Помимо благородной миссии спасения жизней пациентов наша успешная работа поможет университету вернуть многомиллионные вложения в создание центра в виде отчислений от продажи прав на коммерческую эксплуатацию генерируемой нами интеллектуальной собственности (которая принадлежит университету). Ещё один важный результат нашей работы это поколения аспирантов, которые могут не только получить у нас уникальный опыт и набор умений, но и решить, свяжут ли они свою будущую жизнь с академической наукой или с научными исследованиями в частном секторе.
На сегодняшний день результатом нашего самого успешного проекта стало лекарство, готовое к началу второй стадии клинических испытаний. Цель испытаний – установить эффективность нашего лекарства для лечения так называемых твердых раковых опухолей, таких как саркомы, карциномы или лимфомы. Однако недавние исследования наших партнёров-биологов Шелтон Ирп, директора Центра лечения рака при Каролине, и Дугласа Грэма, директора детского госпиталя при университете Эмори в Атланте, Джорджия, позволяют надеяться на то, что биологический механизм, эксплуатируемый нашим лекарством, присущ самым разнообразным типам опухолей, включая несколько видов рака крови и легких. Дело в том, что белки-мишени, которые эти исследователи в своё время открыли, выполняют в раковых клетках несвойственную им функцию поддержания жизнедеятельности этих клеток и обороны от возможной "агрессии" со стороны иммунной системы больного. Наше лекарство помогает сломить эту линию обороны и позволит нашему организму справиться с болезнью.

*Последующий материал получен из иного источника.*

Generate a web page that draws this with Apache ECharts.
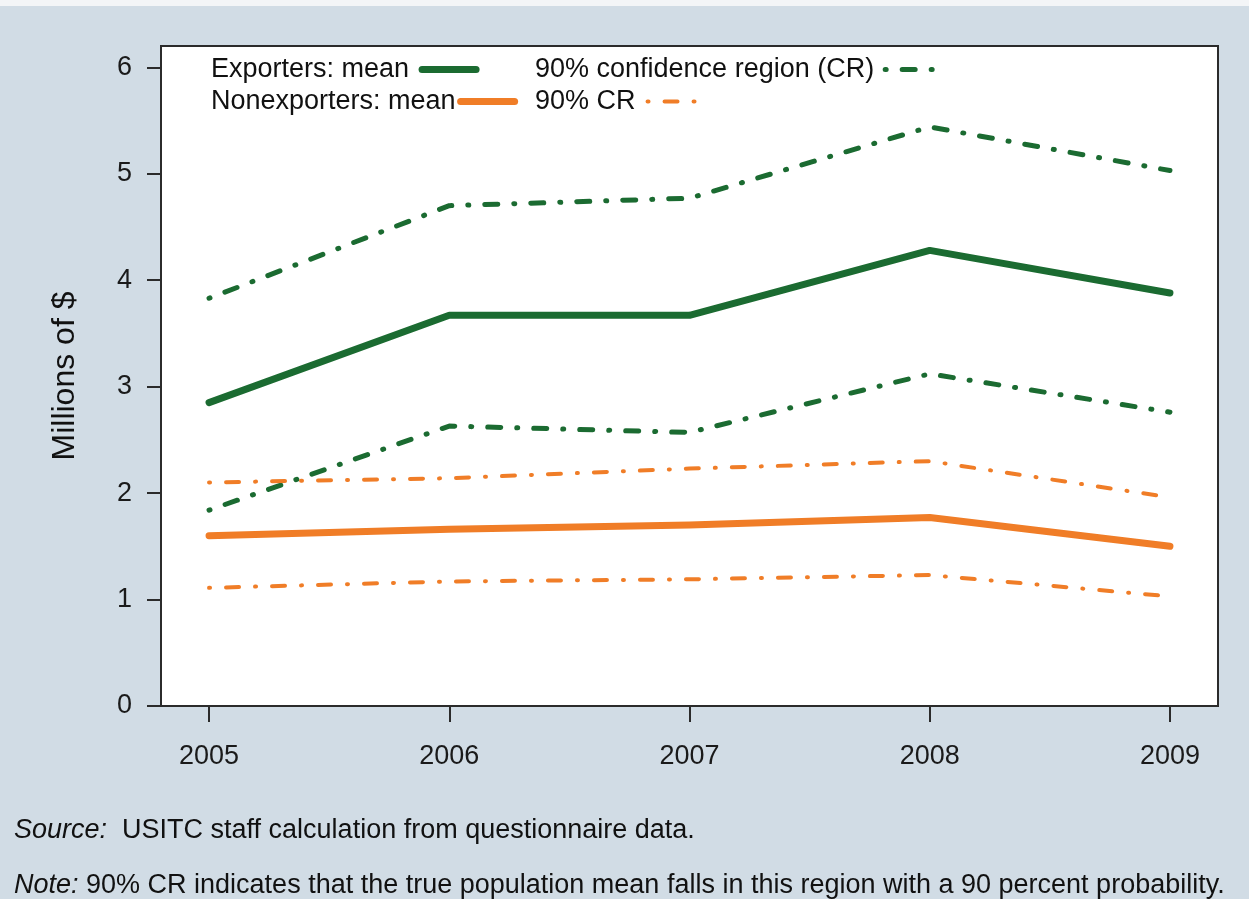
<!DOCTYPE html>
<html>
<head>
<meta charset="utf-8">
<script src="https://cdn.jsdelivr.net/npm/echarts@6/dist/echarts.min.js"></script>
<style>
  html, body { margin: 0; padding: 0; background: #d1dce5; }
  #chart { width: 1249px; height: 899px; }
</style>
</head>
<body>
<div id="chart"></div>
<script>
// data (millions of $)
const years = [2005, 2006, 2007, 2008, 2009];
const yTicks = [0, 1, 2, 3, 4, 5, 6];
const expMean = [2.85, 3.67, 3.67, 4.28, 3.88];
const expUpper = [3.83, 4.70, 4.77, 5.44, 5.03];
const expLower = [1.84, 2.63, 2.57, 3.12, 2.76];
const nonMean = [1.60, 1.66, 1.70, 1.77, 1.50];
const nonUpper = [2.10, 2.14, 2.23, 2.30, 1.96];
const nonLower = [1.11, 1.17, 1.19, 1.23, 1.03];

const GREEN = '#1b6b31';
const ORANGE = '#f07d27';
const FONT = '"Liberation Sans", Arial, sans-serif';

const pairs = vals => years.map((y, i) => [y, vals[i]]);

// mean lines solid, CR lines dash-dot
const makeLine = (name, vals, color, width, dashed) => ({
  name: name,
  type: 'line',
  symbol: 'none',
  silent: true,
  data: pairs(vals),
  lineStyle: {
    color: color,
    width: width,
    type: dashed ? [1, 16, 13, 16] : 'solid',
    cap: 'round',
    join: 'round'
  },
  itemStyle: { color: color }
});

// one legend per entry so the two columns line up like the original
const makeLegend = (name, left, top, gap) => ({
  left: left, top: top,
  orient: 'horizontal',
  align: 'right',
  itemWidth: 54, itemHeight: 14,
  selectedMode: false,
  itemStyle: { opacity: 0 },
  lineStyle: { width: 'inherit', cap: 'round' },
  textStyle: { fontSize: 27, color: '#111', fontFamily: FONT, padding: [0, gap, 0, 0] },
  data: [name]
});

const chart = echarts.init(document.getElementById('chart'));

const option = {
  backgroundColor: '#d1dce5',
  animation: false,
  textStyle: { fontFamily: FONT },
  grid: {
    left: 161, top: 46, right: 31, bottom: 193,
    show: true,
    backgroundColor: '#ffffff',
    borderColor: '#2b2b2b',
    borderWidth: 2
  },
  legend: [
    makeLegend('Exporters: mean', 206, 51, 8),
    makeLegend('Nonexporters: mean', 206, 83, 0),
    makeLegend('90% confidence region (CR)', 530, 51, 6),
    makeLegend('90% CR', 530, 83, 7)
  ],
  xAxis: {
    type: 'value',
    min: 2004.8,
    max: 2009.2,
    splitLine: { show: false },
    axisLine: { show: true, onZero: false, lineStyle: { color: '#2b2b2b', width: 2 } },
    axisTick: { show: true, length: 16, customValues: years, lineStyle: { color: '#2b2b2b', width: 2 } },
    axisLabel: {
      customValues: years,
      margin: 37,
      fontSize: 27,
      color: '#1a1a1a',
      fontFamily: FONT,
      formatter: v => String(v)
    }
  },
  yAxis: {
    type: 'value',
    min: 0,
    max: 6.2,
    name: 'Millions of $',
    nameLocation: 'middle',
    nameGap: 80,
    nameTextStyle: { fontSize: 32, color: '#111', fontFamily: FONT },
    splitLine: { show: false },
    axisLine: { show: true, lineStyle: { color: '#2b2b2b', width: 2 } },
    axisTick: { show: true, length: 14, customValues: yTicks, lineStyle: { color: '#2b2b2b', width: 2 } },
    axisLabel: {
      customValues: yTicks,
      margin: 29,
      fontSize: 27,
      color: '#1a1a1a',
      fontFamily: FONT
    }
  },
  graphic: [
    {
      type: 'rect',
      left: 0, top: 0,
      shape: { width: 1249, height: 6 },
      style: { fill: '#f3f5f7' },
      silent: true
    },
    {
      type: 'text',
      left: 14, top: 817,
      style: {
        text: '{i|Source:}  USITC staff calculation from questionnaire data.',
        font: '27px ' + FONT,
        fill: '#111',
        rich: { i: { fontStyle: 'italic', fontSize: 27, fontFamily: FONT, fill: '#111' } }
      }
    },
    {
      type: 'text',
      left: 14, top: 872,
      style: {
        text: '{i|Note:} 90% CR indicates that the true population mean falls in this region with a 90 percent probability.',
        font: '27px ' + FONT,
        fill: '#111',
        rich: { i: { fontStyle: 'italic', fontSize: 27, fontFamily: FONT, fill: '#111' } }
      }
    }
  ],
  series: [
    makeLine('90% confidence region (CR)', expUpper, GREEN, 5, true),
    makeLine('90% confidence region (CR)', expLower, GREEN, 5, true),
    makeLine('90% CR', nonUpper, ORANGE, 4, true),
    makeLine('90% CR', nonLower, ORANGE, 4, true),
    makeLine('Nonexporters: mean', nonMean, ORANGE, 7, false),
    makeLine('Exporters: mean', expMean, GREEN, 7, false)
  ]
};

chart.setOption(option);
</script>
</body>
</html>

Другое направление работы моей лаборатории связано с разработкой новых методов для компьютерного конструирования лекарств. Например, сейчас мы работаем над автоматизированной системой, в которой глубокие нейронные сети, обучаемые на больших массивах экспериментальных данных о пространственных структурах белков, связанных с химическими соединениями, смогут "выплавлять" новые биологически активные соединения непосредственно в активных центрах белков-мишеней. Кроме того, мы используем машинное обучение для повышения эффективности экспериментального скрининга миллиардов химических соединений в одной пробирке (эта перспективная технология называется ДНК-кодируемыми библиотеками).
Еще один интересный инструмент, которым мы пользуемся для исследования молекулярных структур и конструирования лекарств, называется молекулярной динамикой. Дело в том, что пространственная структура белка не статична. Белки "дышат" и могут переходить из одного состояния в другое, значительно меняя свою форму. При разработке некоторых классов лекарств мы обязаны принимать во внимание это четвертое, временное измерение структуры белков. Так, сейчас мы начинаем совместный проект с группой химической биологии профессора Линдси Джеймс при школе фармацевтике, где мы намерены использовать глубокие нейронные сети для их обучения на "дышащих" белках с целью лучшего понимания принципов действия нового класса лекарств, называемых "разрушители белков". В отличие от традиционных лекарств, которые временно и, как правило, частично блокируют функцию белка, "разрушители" могут полностью вывести все имеющиеся в клетке копии белка из обращения, запуская клеточные механизмы переработки белков. Кроме того, наша работа по изучению динамики белков часто помогает молекулярным биологам лучше понять роль белков, которые они изучают, в жизни живой клетки, – рассказал Радио Свобода Дмитрий Киреев.